Cindy Sherman: Imitation of Life | The Broad Museum, Los Angeles, CA | Through October 2

© Cindy Sherman

Untitled #92, 1981

Cindy Sherman has long held the gaze of the public, turning her gaze back on herself over and over again for the past four decades. With work that is part performance art, part photographic practice, Sherman has spent her artistic career recreating herself through various identities, including roles off-screen—as stylist, makeup artist, and director. In series such as her famous Untitled Film Stills, she comments not only on media culture but also on the ways in which we choose to represent ourselves when we take the stage daily in our public lives, or more accurately, in social media.

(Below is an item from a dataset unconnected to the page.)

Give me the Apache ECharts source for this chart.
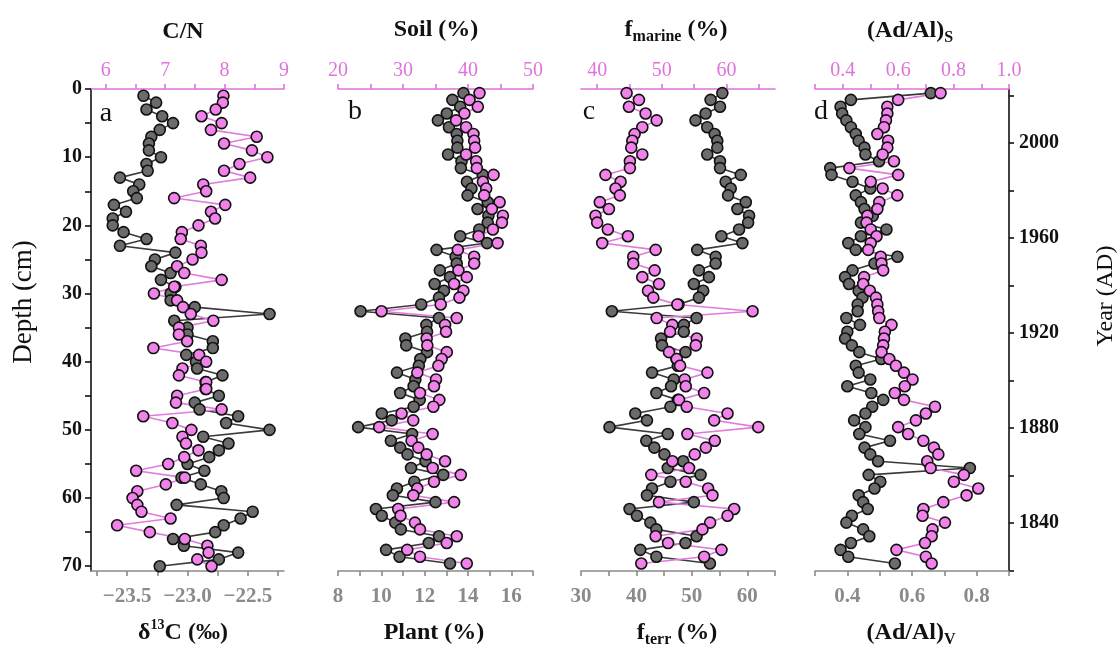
<!DOCTYPE html>
<html><head><meta charset="utf-8">
<script src="https://cdn.jsdelivr.net/npm/echarts@6/dist/echarts.min.js"></script>
<style>html,body{margin:0;padding:0;background:#fff}#c{width:1120px;height:646px}</style>
</head><body><div id="c"></div>
<script>
// sample depths (cm)
const depthA = [1,2,3,4,5,6,7,8,9,10,11,12,13,14,15,16,17,18,19,20,21,22,23,24,25,26,27,28,29,30,31,32,33,34,35,36,37,38,39,40,41,42,43,44,45,46,47,48,49,50,51,52,53,54,55,56,57,58,59,60,61,62,63,64,65,66,67,68,69,70];
const depthBCD = [0.6,1.6,2.6,3.6,4.6,5.6,6.6,7.6,8.6,9.6,10.6,11.6,12.6,13.6,14.6,15.6,16.6,17.6,18.6,19.6,20.6,21.6,22.6,23.6,24.6,25.6,26.6,27.6,28.6,29.6,30.6,31.6,32.6,33.6,34.6,35.6,36.6,37.6,38.6,39.6,40.6,41.6,42.6,43.6,44.6,45.6,46.6,47.6,48.6,49.6,50.6,51.6,52.6,53.6,54.6,55.6,56.6,57.6,58.6,59.6,60.6,61.6,62.6,63.6,64.6,65.6,66.6,67.6,68.6,69.6];

// panel a
const d13C = [-23.365,-23.26,-23.34,-23.21,-23.12,-23.23,-23.30,-23.32,-23.32,-23.22,
  -23.34,-23.33,-23.56,-23.40,-23.45,-23.42,-23.61,-23.51,-23.62,-23.62,
  -23.53,-23.34,-23.56,-23.10,-23.27,-23.30,-23.14,-23.22,-23.10,-23.14,
  -23.14,-22.94,-22.32,-23.11,-23.00,-23.00,-22.79,-22.79,-23.01,-22.93,
  -22.92,-22.71,-22.85,-22.85,-22.74,-22.94,-22.90,-22.58,-22.68,-22.32,
  -22.87,-22.66,-22.74,-22.82,-23.00,-22.86,-23.05,-22.89,-22.72,-22.70,
  -23.09,-22.46,-22.56,-22.70,-22.77,-23.12,-23.03,-22.58,-22.74,-23.23];
const cn = [7.98,7.97,7.85,7.61,7.95,7.77,8.54,7.99,8.46,8.72,
  8.25,7.99,8.43,7.64,7.69,7.15,8.01,7.77,7.84,7.56,
  7.28,7.26,7.60,7.61,7.46,7.20,7.32,7.95,7.15,6.81,
  7.20,7.30,7.43,7.81,7.23,7.23,7.37,6.80,7.57,7.69,
  7.29,7.23,7.69,7.69,7.20,7.18,7.95,6.63,7.12,7.44,
  7.29,7.35,7.56,7.32,7.05,6.51,7.33,7.01,6.53,6.45,
  6.53,6.60,7.09,6.19,6.74,7.33,7.71,7.73,7.54,7.78];
// panel b
const plant = [13.79,13.28,13.64,13.02,12.61,13.12,13.48,13.51,13.51,13.08,
  13.70,13.67,14.68,13.95,14.16,13.98,14.91,14.44,14.94,14.91,
  14.52,13.64,14.88,12.55,13.43,13.48,12.70,13.17,12.46,12.89,
  12.66,11.84,9.04,12.66,12.08,12.11,11.11,11.15,12.11,11.80,
  11.73,10.72,11.57,11.49,10.87,11.77,11.49,10.02,10.48,8.93,
  11.42,10.44,10.87,11.21,12.04,11.37,12.86,11.52,10.72,10.53,
  12.50,9.75,10.02,10.64,10.90,12.66,12.19,10.22,10.84,13.17];
const soil = [41.77,40.23,41.51,39.45,38.17,39.71,40.84,40.95,41.10,39.71,
  41.26,41.36,43.93,42.29,42.80,42.49,44.86,43.67,45.37,45.22,
  43.83,41.62,44.55,38.43,40.95,40.95,38.53,39.81,37.86,39.30,
  38.68,35.80,26.69,38.27,36.47,36.62,33.64,33.74,36.73,35.95,
  35.44,32.20,35.08,34.77,32.61,35.59,34.67,29.78,31.58,26.33,
  34.56,31.32,32.35,33.64,36.47,34.56,38.89,34.77,32.20,31.58,
  37.86,29.26,29.62,31.84,32.61,38.27,36.73,30.65,32.61,39.81];
// panel c
const fTerr = [55.50,53.38,55.08,52.48,50.66,52.78,54.11,54.59,54.59,52.78,
  55.08,55.08,58.82,56.10,57.01,56.53,59.73,58.22,60.33,60.15,
  58.52,55.32,59.12,50.97,54.29,54.29,51.27,53.08,50.36,52.05,
  51.27,47.58,35.56,50.85,48.55,48.55,44.44,44.62,48.85,47.22,
  47.46,42.81,46.74,46.25,43.60,47.46,46.13,39.79,41.90,35.14,
  45.65,41.78,43.23,45.05,48.43,45.65,51.57,46.13,42.81,41.90,
  50.36,38.76,40.09,42.51,43.60,50.85,48.85,40.69,43.60,53.26];
const fMarine = [44.55,46.46,44.91,47.49,49.20,46.98,45.79,45.43,45.27,46.98,
  45.06,45.06,41.29,43.62,42.84,43.51,40.41,41.81,39.74,40.00,
  41.65,44.75,40.78,49.04,45.58,45.58,48.89,46.98,49.56,47.86,
  48.68,52.40,64.03,49.20,51.63,51.27,55.40,55.25,51.11,52.30,
  52.82,57.05,53.54,53.70,56.54,52.66,53.85,60.16,58.09,64.91,
  53.95,58.19,56.80,55.09,51.63,54.21,48.37,53.70,57.16,57.83,
  49.56,61.19,60.16,57.47,56.28,49.04,50.96,59.22,56.54,46.82];
// panel d
const adalV = [0.658,0.411,0.379,0.384,0.397,0.411,0.426,0.435,0.453,0.456,
  0.498,0.347,0.351,0.416,0.471,0.426,0.442,0.453,0.479,0.442,
  0.521,0.442,0.403,0.426,0.555,0.484,0.416,0.393,0.405,0.435,
  0.447,0.432,0.432,0.397,0.439,0.400,0.393,0.414,0.437,0.505,
  0.426,0.435,0.471,0.400,0.474,0.511,0.477,0.456,0.421,0.456,
  0.437,0.532,0.453,0.471,0.495,0.779,0.466,0.502,0.484,0.435,
  0.449,0.463,0.414,0.397,0.449,0.468,0.411,0.379,0.403,0.547];
const adalS = [0.753,0.600,0.561,0.561,0.556,0.549,0.525,0.564,0.561,0.544,
  0.585,0.424,0.600,0.501,0.544,0.597,0.532,0.525,0.489,0.486,
  0.501,0.522,0.501,0.492,0.537,0.540,0.546,0.477,0.474,0.498,
  0.520,0.525,0.528,0.532,0.576,0.552,0.549,0.546,0.540,0.568,
  0.592,0.621,0.652,0.624,0.588,0.621,0.733,0.700,0.664,0.600,
  0.636,0.691,0.729,0.745,0.705,0.717,0.837,0.801,0.889,0.847,
  0.763,0.691,0.688,0.769,0.724,0.721,0.697,0.594,0.700,0.721];

// tick positions / labels
const depthTicks = [0,5,10,15,20,25,30,35,40,45,50,55,60,65,70];
const depthLabels = [0,10,20,30,40,50,60,70];
const yearTicks = [1820,1840,1860,1880,1900,1920,1940,1960,1980,2000,2020];
const yearLabels = [1840,1880,1920,1960,2000];
const cnTicks = [6,6.5,7,7.5,8,8.5,9], cnLabels = [6,7,8,9];
const d13Ticks = [-23.75,-23.5,-23.25,-23,-22.75,-22.5,-22.25], d13Labels = [-23.5,-23,-22.5];
const soilTicks = [20,25,30,35,40,45,50], soilLabels = [20,30,40,50];
const plantTicks = [8,9,10,11,12,13,14,15,16,17], plantLabels = [8,10,12,14,16];
const marTicks = [40,45,50,55,60,65], marLabels = [40,50,60];
const terTicks = [30,35,40,45,50,55,60,65], terLabels = [30,40,50,60];
const adsTicks = [0.3,0.4,0.5,0.6,0.7,0.8,0.9,1.0], adsLabels = [0.4,0.6,0.8,1.0];
const advTicks = [0.3,0.4,0.5,0.6,0.7,0.8,0.9], advLabels = [0.4,0.6,0.8];

const PINK_AX = '#e072dc', PINK_MK = '#f082ea', PINK_LN = '#e07cdc';
const GRAY_AX = '#8a8a8a', GRAY_MK = '#6b6b6b', GRAY_LN = '#3a3a3a';
const SERIF = 'Liberation Serif';
const TOP = 89, H = 482;
const grids = [[91,193],[338,195],[581,194],[815,194]];

function xAx(g, pos, min, max, ticks, labels, color, bold, fmt) {
  return {
    type: 'value', gridIndex: g, position: pos, min: min, max: max,
    axisLine: {show: true, onZero: false, lineStyle: {color: color, width: 1.6}},
    axisTick: {show: true, inside: false, length: 5, customValues: ticks, lineStyle: {color: color, width: 1.6}},
    axisLabel: {show: true, customValues: labels, color: color, fontFamily: SERIF, fontSize: pos === 'top' ? 20 : 21,
      fontWeight: bold ? 'bold' : 'normal', margin: pos === 'top' ? 8 : 15, formatter: fmt},
    splitLine: {show: false}
  };
}
const fmt1 = v => (v < 0 ? '\u2212' : '') + Math.abs(v).toFixed(1);
const fmt0 = v => String(Math.round(v));

const xAxis = [
  xAx(0, 'top', 5.75, 9, cnTicks, cnLabels, PINK_AX, false, fmt0),
  xAx(0, 'bottom', -23.8, -22.2, d13Ticks, d13Labels, GRAY_AX, true, fmt1),
  xAx(1, 'top', 20, 50, soilTicks, soilLabels, PINK_AX, false, fmt0),
  xAx(1, 'bottom', 8, 17, plantTicks, plantLabels, GRAY_AX, true, fmt0),
  xAx(2, 'top', 37.5, 67.5, marTicks, marLabels, PINK_AX, false, fmt0),
  xAx(2, 'bottom', 30, 65, terTicks, terLabels, GRAY_AX, true, fmt0),
  xAx(3, 'top', 0.3, 1.0, adsTicks, adsLabels, PINK_AX, false, v => v.toFixed(1)),
  xAx(3, 'bottom', 0.3, 0.9, advTicks, advLabels, GRAY_AX, true, v => v.toFixed(1))
];

function depthAx(g, show) {
  return {
    type: 'value', gridIndex: g, inverse: true, min: 0, max: 70.7, show: show, position: 'left',
    axisLine: {show: true, onZero: false, lineStyle: {color: '#111', width: 1.6}},
    axisTick: {show: true, length: 6, customValues: depthTicks, lineStyle: {color: '#111', width: 1.6}},
    axisLabel: {customValues: depthLabels, color: '#111', fontFamily: SERIF, fontSize: 20, fontWeight: 'bold', margin: 9, formatter: fmt0},
    splitLine: {show: false}
  };
}
const yAxis = [depthAx(0, true), depthAx(1, false), depthAx(2, false), depthAx(3, false), {
  type: 'value', gridIndex: 3, position: 'right', min: 1819.7, max: 2022.7,
  axisLine: {show: true, onZero: false, lineStyle: {color: '#111', width: 1.6}},
  axisTick: {show: true, length: 5, customValues: yearTicks, lineStyle: {color: '#111', width: 1.6}},
  axisLabel: {customValues: yearLabels, color: '#111', fontFamily: SERIF, fontSize: 20, fontWeight: 'bold', margin: 10, formatter: fmt0},
  splitLine: {show: false}
}];

function ser(xi, yi, xs, ds, mk, ln) {
  return {
    type: 'line', xAxisIndex: xi, yAxisIndex: yi,
    data: xs.map((v, i) => [v, ds[i]]),
    symbol: 'circle', symbolSize: 11, showAllSymbol: true, clip: false,
    lineStyle: {color: ln, width: 1.6},
    itemStyle: {color: mk, borderColor: '#111', borderWidth: 1.6},
    emphasis: {disabled: true}, silent: true
  };
}

const series = [
  ser(1, 0, d13C, depthA, GRAY_MK, GRAY_LN),
  ser(0, 0, cn, depthA, PINK_MK, PINK_LN),
  ser(3, 1, plant, depthBCD, GRAY_MK, GRAY_LN),
  ser(2, 1, soil, depthBCD, PINK_MK, PINK_LN),
  ser(5, 2, fTerr, depthBCD, GRAY_MK, GRAY_LN),
  ser(4, 2, fMarine, depthBCD, PINK_MK, PINK_LN),
  ser(7, 3, adalV, depthBCD, GRAY_MK, GRAY_LN),
  ser(6, 3, adalS, depthBCD, PINK_MK, PINK_LN)
];

const richT = {
  b: {fontFamily: SERIF, fontSize: 24, fontWeight: 'bold', color: '#111', lineHeight: 30, verticalAlign: 'middle'},
  sub: {fontFamily: SERIF, fontSize: 16, fontWeight: 'bold', color: '#111', lineHeight: 15, verticalAlign: 'bottom'},
  sup: {fontFamily: SERIF, fontSize: 14, fontWeight: 'bold', color: '#111', lineHeight: 14, verticalAlign: 'top'}
};
function txt(x, y, text) {
  return {type: 'text', x: x, y: y, silent: true,
    style: {text: text, align: 'center', verticalAlign: 'middle', rich: richT,
      fontFamily: SERIF, fontSize: 24, fontWeight: 'bold', fill: '#111'}};
}
function plain(x, y, text, size, rot) {
  return {type: 'text', x: x, y: y, rotation: rot || 0, silent: true,
    style: {text: text, align: 'center', verticalAlign: 'middle', fontFamily: SERIF, fontSize: size, fill: '#111'}};
}

const graphic = [
  txt(183, 32, '{b|C/N}'),
  txt(436, 30, '{b|Soil (%)}'),
  txt(676, 30, '{b|f}{sub|marine}{b| (%)}'),
  txt(910, 31, '{b|(Ad/Al)}{sub|S}'),
  txt(183, 633, '{b|\u03b4}{sup|13}{b|C (\u2030)}'),
  txt(434, 633, '{b|Plant (%)}'),
  txt(677, 633, '{b|f}{sub|terr}{b| (%)}'),
  txt(911, 633, '{b|(Ad/Al)}{sub|V}'),
  plain(106, 114, 'a', 28), plain(355, 112, 'b', 28), plain(589, 112, 'c', 28), plain(821, 112, 'd', 28),
  plain(24, 302, 'Depth (cm)', 27, Math.PI / 2),
  plain(1106, 296, 'Year (AD)', 24, Math.PI / 2)
];

const chart = echarts.init(document.getElementById('c'), null, {renderer: 'canvas'});
chart.setOption({
  animation: false,
  backgroundColor: '#fff',
  grid: grids.map(g => ({left: g[0], width: g[1], top: TOP, height: H, containLabel: false})),
  xAxis: xAxis, yAxis: yAxis, series: series, graphic: graphic
});
</script></body></html>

This exhibit, which is the museum’s first special exhibition and the first time it will charge visitors for entrance since its opening in September, also includes new photographs and site-specific installations.

The Family Acid | Benrubi Gallery, New York, NY | July 7 to August 26

© The Family Acid

Joan Didion in Berkeley, August, 1972

Culled from an archive of 40,000 Kodachrome slides taken by Roger Steffens—a musicologist, actor, and film narrator—this exhibit is an account of one person’s time serving in Vietnam, traveling around the world, and living an unconventional lifestyle. The Family Acid emerged as a collective formed by Steffen’s son, daughter, and wife, who have archived, digitized, and curated exhibitions of his work. Buzz about Steffen’s work began when his children started scanning and posting images to The Family Acid Instagram account in 2013 and has since grown to include a successful book about the work from an important voice in counterculture documentary photography of the 1960s and ’70s.

2016 Aperture Summer Open: Photography is Magic | Aperture Gallery, New York, NY | July 14 to August 11

© Tabitha Soren

Untitled 023224, 2016

Nothing quite says “of the moment” as much as Aperture’s annual summer open, and this year is no different. Including the images from 50 contemporary artists who are thinking about the medium in a new way, this exhibition is all about the magic that the act of making a photograph imparts upon the viewer and the maker, in both its analogue and tangential forms. This year Aperture brought in a guest curator, Charlotte Cotton, to arrange the exhibition (she also curated the ICP exhibition on display concurrently).

Diane Arbus: In the Beginning | The Met Breuer, New York, NY | July 12 to November 27

© The Estate of Diane Arbus

Jack Dracula at a Bar, New London, Conn. 1961

Though there have been many exhibitions to date centering on the oeuvre of the famed street and documentary photographer, few have taken such a focused look at Diane Arbus’s beginnings. This exhibit, at the Met’s new location in the Breuer building (former home of the Whitney Museum of American Art), looks at a small slice of her career—1956 to 1962—to examine her transition from fashion photographer to the Arbus who is so revered today. With more than two-thirds of the works in the exhibit never before having been exhibited or published, there is a lot of new information to be gleaned about her artistic trajectory.

Who Shot Sports: A Photographic History, 1843 to the Present | Brooklyn Museum, Brooklyn, NY | July 15 to January 8, 2017

Brian Finke

Untitled (Cheerleading #81), 2001

From Gail Buckland, the curator who brought the “Who Shot Rock and Roll” exhibit to the museum in 2009, comes a show honoring 170 photographers who have captured sports in varying forms. The exhibit looks at this specific genre of photography and the surprising variations in the way it has been captured for nearly 175 years: from classic portraitists such as Richard Avedon and Herb Ritts, to masters of the genre like Neil Leifer, to documentarians including Rineke Dijkstra and Brian Finke, to those better known for other art projects such as Catherine Opie and Andy Warhol. This exhibit proposes to be a comprehensive survey unique to the genre.